— BEGIN Information shown —

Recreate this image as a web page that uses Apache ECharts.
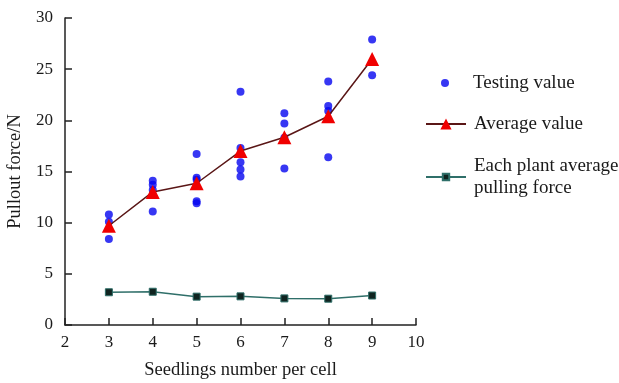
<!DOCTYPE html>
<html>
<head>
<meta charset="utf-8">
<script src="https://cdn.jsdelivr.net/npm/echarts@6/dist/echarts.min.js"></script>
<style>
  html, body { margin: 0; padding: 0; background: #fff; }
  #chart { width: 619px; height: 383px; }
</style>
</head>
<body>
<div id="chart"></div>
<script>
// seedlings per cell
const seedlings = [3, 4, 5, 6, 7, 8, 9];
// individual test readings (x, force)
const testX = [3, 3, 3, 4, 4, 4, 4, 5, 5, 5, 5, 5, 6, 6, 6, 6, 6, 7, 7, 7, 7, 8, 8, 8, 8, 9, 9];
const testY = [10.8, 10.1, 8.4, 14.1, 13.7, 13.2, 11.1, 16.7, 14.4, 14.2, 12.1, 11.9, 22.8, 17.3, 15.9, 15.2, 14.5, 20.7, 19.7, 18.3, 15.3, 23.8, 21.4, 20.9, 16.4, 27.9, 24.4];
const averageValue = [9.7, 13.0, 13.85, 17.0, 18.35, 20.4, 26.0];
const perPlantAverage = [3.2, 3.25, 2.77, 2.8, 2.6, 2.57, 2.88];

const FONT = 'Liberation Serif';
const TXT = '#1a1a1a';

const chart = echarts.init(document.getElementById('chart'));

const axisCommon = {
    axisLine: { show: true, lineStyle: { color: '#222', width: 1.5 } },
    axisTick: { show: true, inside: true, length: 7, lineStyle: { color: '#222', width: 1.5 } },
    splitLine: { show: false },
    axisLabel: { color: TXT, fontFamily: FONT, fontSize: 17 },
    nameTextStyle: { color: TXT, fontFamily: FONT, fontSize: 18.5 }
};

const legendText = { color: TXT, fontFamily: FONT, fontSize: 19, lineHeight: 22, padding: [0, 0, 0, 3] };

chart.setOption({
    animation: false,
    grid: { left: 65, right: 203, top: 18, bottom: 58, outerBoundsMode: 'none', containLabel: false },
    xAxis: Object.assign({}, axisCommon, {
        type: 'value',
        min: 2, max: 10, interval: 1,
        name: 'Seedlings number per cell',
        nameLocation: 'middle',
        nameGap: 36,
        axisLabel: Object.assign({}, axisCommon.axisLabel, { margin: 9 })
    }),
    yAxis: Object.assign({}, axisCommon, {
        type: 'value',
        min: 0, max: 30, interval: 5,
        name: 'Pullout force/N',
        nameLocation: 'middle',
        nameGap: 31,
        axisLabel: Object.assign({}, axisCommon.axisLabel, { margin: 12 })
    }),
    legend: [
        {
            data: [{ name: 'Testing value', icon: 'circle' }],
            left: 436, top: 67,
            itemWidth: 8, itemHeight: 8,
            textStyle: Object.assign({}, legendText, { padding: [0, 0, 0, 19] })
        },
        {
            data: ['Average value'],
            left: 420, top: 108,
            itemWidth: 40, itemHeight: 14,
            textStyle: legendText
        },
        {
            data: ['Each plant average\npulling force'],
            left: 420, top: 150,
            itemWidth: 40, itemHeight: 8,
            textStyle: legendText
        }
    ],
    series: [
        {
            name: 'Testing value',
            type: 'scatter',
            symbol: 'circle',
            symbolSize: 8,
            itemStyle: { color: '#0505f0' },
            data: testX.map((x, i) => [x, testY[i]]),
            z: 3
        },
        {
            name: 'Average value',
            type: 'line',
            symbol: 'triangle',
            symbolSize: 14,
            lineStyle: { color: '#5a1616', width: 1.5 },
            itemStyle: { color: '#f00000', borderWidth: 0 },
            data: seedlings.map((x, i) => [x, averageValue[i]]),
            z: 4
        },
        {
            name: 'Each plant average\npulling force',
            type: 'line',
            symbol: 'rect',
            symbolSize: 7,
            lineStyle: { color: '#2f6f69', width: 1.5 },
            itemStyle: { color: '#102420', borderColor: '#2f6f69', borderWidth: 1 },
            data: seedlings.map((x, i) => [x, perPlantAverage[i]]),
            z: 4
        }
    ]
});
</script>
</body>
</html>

— END Information shown —

Repeat the data in full and exactly. Omit pictures.

Recreate this image as a web page that uses Apache ECharts.
<!DOCTYPE html>
<html>
<head>
<meta charset="utf-8">
<script src="https://cdn.jsdelivr.net/npm/echarts@6/dist/echarts.min.js"></script>
<style>
  html, body { margin: 0; padding: 0; background: #fff; }
  #chart { width: 619px; height: 383px; }
</style>
</head>
<body>
<div id="chart"></div>
<script>
// seedlings per cell
const seedlings = [3, 4, 5, 6, 7, 8, 9];
// individual test readings (x, force)
const testX = [3, 3, 3, 4, 4, 4, 4, 5, 5, 5, 5, 5, 6, 6, 6, 6, 6, 7, 7, 7, 7, 8, 8, 8, 8, 9, 9];
const testY = [10.8, 10.1, 8.4, 14.1, 13.7, 13.2, 11.1, 16.7, 14.4, 14.2, 12.1, 11.9, 22.8, 17.3, 15.9, 15.2, 14.5, 20.7, 19.7, 18.3, 15.3, 23.8, 21.4, 20.9, 16.4, 27.9, 24.4];
const averageValue = [9.7, 13.0, 13.85, 17.0, 18.35, 20.4, 26.0];
const perPlantAverage = [3.2, 3.25, 2.77, 2.8, 2.6, 2.57, 2.88];

const FONT = 'Liberation Serif';
const TXT = '#1a1a1a';

const chart = echarts.init(document.getElementById('chart'));

const axisCommon = {
    axisLine: { show: true, lineStyle: { color: '#222', width: 1.5 } },
    axisTick: { show: true, inside: true, length: 7, lineStyle: { color: '#222', width: 1.5 } },
    splitLine: { show: false },
    axisLabel: { color: TXT, fontFamily: FONT, fontSize: 17 },
    nameTextStyle: { color: TXT, fontFamily: FONT, fontSize: 18.5 }
};

const legendText = { color: TXT, fontFamily: FONT, fontSize: 19, lineHeight: 22, padding: [0, 0, 0, 3] };

chart.setOption({
    animation: false,
    grid: { left: 65, right: 203, top: 18, bottom: 58, outerBoundsMode: 'none', containLabel: false },
    xAxis: Object.assign({}, axisCommon, {
        type: 'value',
        min: 2, max: 10, interval: 1,
        name: 'Seedlings number per cell',
        nameLocation: 'middle',
        nameGap: 36,
        axisLabel: Object.assign({}, axisCommon.axisLabel, { margin: 9 })
    }),
    yAxis: Object.assign({}, axisCommon, {
        type: 'value',
        min: 0, max: 30, interval: 5,
        name: 'Pullout force/N',
        nameLocation: 'middle',
        nameGap: 31,
        axisLabel: Object.assign({}, axisCommon.axisLabel, { margin: 12 })
    }),
    legend: [
        {
            data: [{ name: 'Testing value', icon: 'circle' }],
            left: 436, top: 67,
            itemWidth: 8, itemHeight: 8,
            textStyle: Object.assign({}, legendText, { padding: [0, 0, 0, 19] })
        },
        {
            data: ['Average value'],
            left: 420, top: 108,
            itemWidth: 40, itemHeight: 14,
            textStyle: legendText
        },
        {
            data: ['Each plant average\npulling force'],
            left: 420, top: 150,
            itemWidth: 40, itemHeight: 8,
            textStyle: legendText
        }
    ],
    series: [
        {
            name: 'Testing value',
            type: 'scatter',
            symbol: 'circle',
            symbolSize: 8,
            itemStyle: { color: '#0505f0' },
            data: testX.map((x, i) => [x, testY[i]]),
            z: 3
        },
        {
            name: 'Average value',
            type: 'line',
            symbol: 'triangle',
            symbolSize: 14,
            lineStyle: { color: '#5a1616', width: 1.5 },
            itemStyle: { color: '#f00000', borderWidth: 0 },
            data: seedlings.map((x, i) => [x, averageValue[i]]),
            z: 4
        },
        {
            name: 'Each plant average\npulling force',
            type: 'line',
            symbol: 'rect',
            symbolSize: 7,
            lineStyle: { color: '#2f6f69', width: 1.5 },
            itemStyle: { color: '#102420', borderColor: '#2f6f69', borderWidth: 1 },
            data: seedlings.map((x, i) => [x, perPlantAverage[i]]),
            z: 4
        }
    ]
});
</script>
</body>
</html>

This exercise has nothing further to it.